TASK DESCRIPTION —
Beginning at the first line of the data, print each line exactly, stopping after the line that contains "fig = plt.figure(figsize=(W".
'''
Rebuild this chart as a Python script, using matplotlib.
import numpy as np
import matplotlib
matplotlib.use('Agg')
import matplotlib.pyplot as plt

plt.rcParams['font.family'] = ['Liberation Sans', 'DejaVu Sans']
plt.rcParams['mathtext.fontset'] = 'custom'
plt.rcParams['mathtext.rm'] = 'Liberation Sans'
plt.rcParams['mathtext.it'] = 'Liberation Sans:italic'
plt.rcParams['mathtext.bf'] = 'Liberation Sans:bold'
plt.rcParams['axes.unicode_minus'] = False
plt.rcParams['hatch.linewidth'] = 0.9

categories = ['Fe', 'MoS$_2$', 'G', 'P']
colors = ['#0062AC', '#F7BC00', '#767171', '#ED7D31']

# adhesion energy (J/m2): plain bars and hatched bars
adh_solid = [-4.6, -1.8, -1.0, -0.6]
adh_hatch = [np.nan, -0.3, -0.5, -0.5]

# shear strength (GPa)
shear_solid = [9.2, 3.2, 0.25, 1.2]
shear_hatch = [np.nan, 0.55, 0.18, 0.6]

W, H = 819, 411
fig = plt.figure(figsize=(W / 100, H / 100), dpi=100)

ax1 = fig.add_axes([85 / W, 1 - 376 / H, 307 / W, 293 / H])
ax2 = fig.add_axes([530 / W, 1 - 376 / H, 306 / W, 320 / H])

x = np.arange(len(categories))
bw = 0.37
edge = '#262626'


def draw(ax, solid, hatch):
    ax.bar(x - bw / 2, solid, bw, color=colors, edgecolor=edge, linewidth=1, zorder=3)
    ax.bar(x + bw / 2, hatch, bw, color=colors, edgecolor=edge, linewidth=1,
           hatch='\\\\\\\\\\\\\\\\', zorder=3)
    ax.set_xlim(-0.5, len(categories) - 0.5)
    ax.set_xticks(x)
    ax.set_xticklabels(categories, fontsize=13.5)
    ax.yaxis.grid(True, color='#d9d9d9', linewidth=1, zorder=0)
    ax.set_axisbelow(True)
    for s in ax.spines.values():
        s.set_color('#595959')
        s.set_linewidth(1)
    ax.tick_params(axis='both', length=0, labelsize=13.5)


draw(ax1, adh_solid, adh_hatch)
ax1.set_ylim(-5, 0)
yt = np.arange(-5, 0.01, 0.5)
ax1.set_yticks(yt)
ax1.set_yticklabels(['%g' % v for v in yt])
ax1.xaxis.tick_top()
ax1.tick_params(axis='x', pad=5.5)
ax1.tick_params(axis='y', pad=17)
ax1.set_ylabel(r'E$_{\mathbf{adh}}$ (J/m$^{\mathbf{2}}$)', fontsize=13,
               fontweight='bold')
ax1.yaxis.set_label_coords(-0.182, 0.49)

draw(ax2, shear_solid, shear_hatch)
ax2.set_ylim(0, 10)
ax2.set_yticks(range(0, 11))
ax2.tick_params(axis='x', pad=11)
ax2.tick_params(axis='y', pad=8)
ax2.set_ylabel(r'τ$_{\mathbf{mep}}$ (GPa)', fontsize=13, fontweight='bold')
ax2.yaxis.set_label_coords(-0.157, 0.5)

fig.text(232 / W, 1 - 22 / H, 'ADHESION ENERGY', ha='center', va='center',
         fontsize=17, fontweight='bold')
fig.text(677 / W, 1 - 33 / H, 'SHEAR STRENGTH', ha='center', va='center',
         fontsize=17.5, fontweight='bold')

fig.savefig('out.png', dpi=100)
'''
ANSWER IN FULL —
Rebuild this chart as a Python script, using matplotlib.
import numpy as np
import matplotlib
matplotlib.use('Agg')
import matplotlib.pyplot as plt

plt.rcParams['font.family'] = ['Liberation Sans', 'DejaVu Sans']
plt.rcParams['mathtext.fontset'] = 'custom'
plt.rcParams['mathtext.rm'] = 'Liberation Sans'
plt.rcParams['mathtext.it'] = 'Liberation Sans:italic'
plt.rcParams['mathtext.bf'] = 'Liberation Sans:bold'
plt.rcParams['axes.unicode_minus'] = False
plt.rcParams['hatch.linewidth'] = 0.9

categories = ['Fe', 'MoS$_2$', 'G', 'P']
colors = ['#0062AC', '#F7BC00', '#767171', '#ED7D31']

# adhesion energy (J/m2): plain bars and hatched bars
adh_solid = [-4.6, -1.8, -1.0, -0.6]
adh_hatch = [np.nan, -0.3, -0.5, -0.5]

# shear strength (GPa)
shear_solid = [9.2, 3.2, 0.25, 1.2]
shear_hatch = [np.nan, 0.55, 0.18, 0.6]

W, H = 819, 411
fig = plt.figure(figsize=(W / 100, H / 100), dpi=100)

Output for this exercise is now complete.